The tempter says: if you eat of the fruit, you will be like God. The seer says: You are the very mystery of God. The mistake is to want to become God. When you want to become God, you cease to be him! (Fr. Henri Le Saux, Ascent to the Depth of the Heart, I.S.P.C.K., Delhi, 1998, p. 362).

To him, Original Sin is not the sin of pride and disobedience of our first parents, who wanted to be equal to God. Rather, with a perverse reasoning, Fr. Le Saux says that wanting to be God was indeed a sin, but not because man has no right to be God, but because in wanting to be God he failed to realise that he was already God, and so he terms this ignorance of his divine condition as Original Sin.

Here, we find ourselves at the antipodes of the Catholic Faith.
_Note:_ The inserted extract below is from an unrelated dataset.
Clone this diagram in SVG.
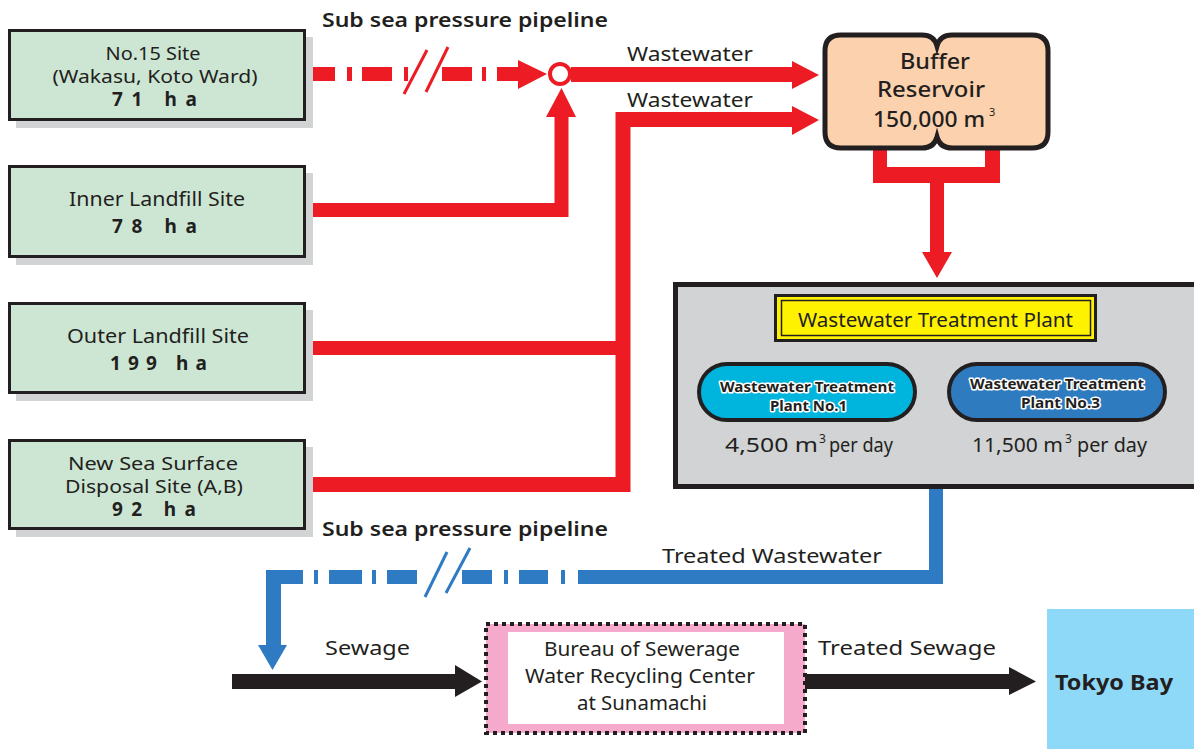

7. Jesus Christ, a man who realised the Hindu advaitic experience to the highest degree

By refusing to acknowledge the historical Jesus Christ, who was born at Bethlehem, died on the cross, and resurrected, as the only Saviour and Redeemer, the boldest destructive theologians and inculturationists go a step further. Convinced of the Hindu belief that God and the world are one, they adopt a pantheism that they label “Christian”. According to them, Jesus Christ was the man who made explicit to the highest degree the truth that there is no duality between God and man. By affirming that He and the Father are one — and that He is the way — He wanted to teach us that men, all men, are one with God. And in this sense, these destructive theologians conclude that He was the fulfilment of the advaitic experience of the sadhus and Hindu gurus.

The door of the Chapel of Ishvani Kendra, the Institute of Missiology and Communication run by the SVD Congregation in tight collaboration with the Conference of Bishops, reflects the error that all religions lead to God. (Photo 2022)

8. A cascade of errors and reprehensible practices

These fundamental errors that deny the very foundations of the Catholic Faith produce a cascade of other errors that deny the Resurrection of Christ and the resurrection of man on the last day, deny the existence of hell, and lead to forms of pantheism that are very much to the liking of the New Age movement, such as the blasphemous claim that Our Lady is the Great Goddess Terra.

In the field of “inter-religious dialogue”, a typical example is the irenicist craze very much in vogue in India. An ever-growing number of people are saying that adherents of different religions should not discuss doctrines or ideas, but should meet on the ground of mysticism, because mysticism is the meeting point of all religions. It is in the experience of the divine — however this be conceived — that the union of men and religions will be achieved.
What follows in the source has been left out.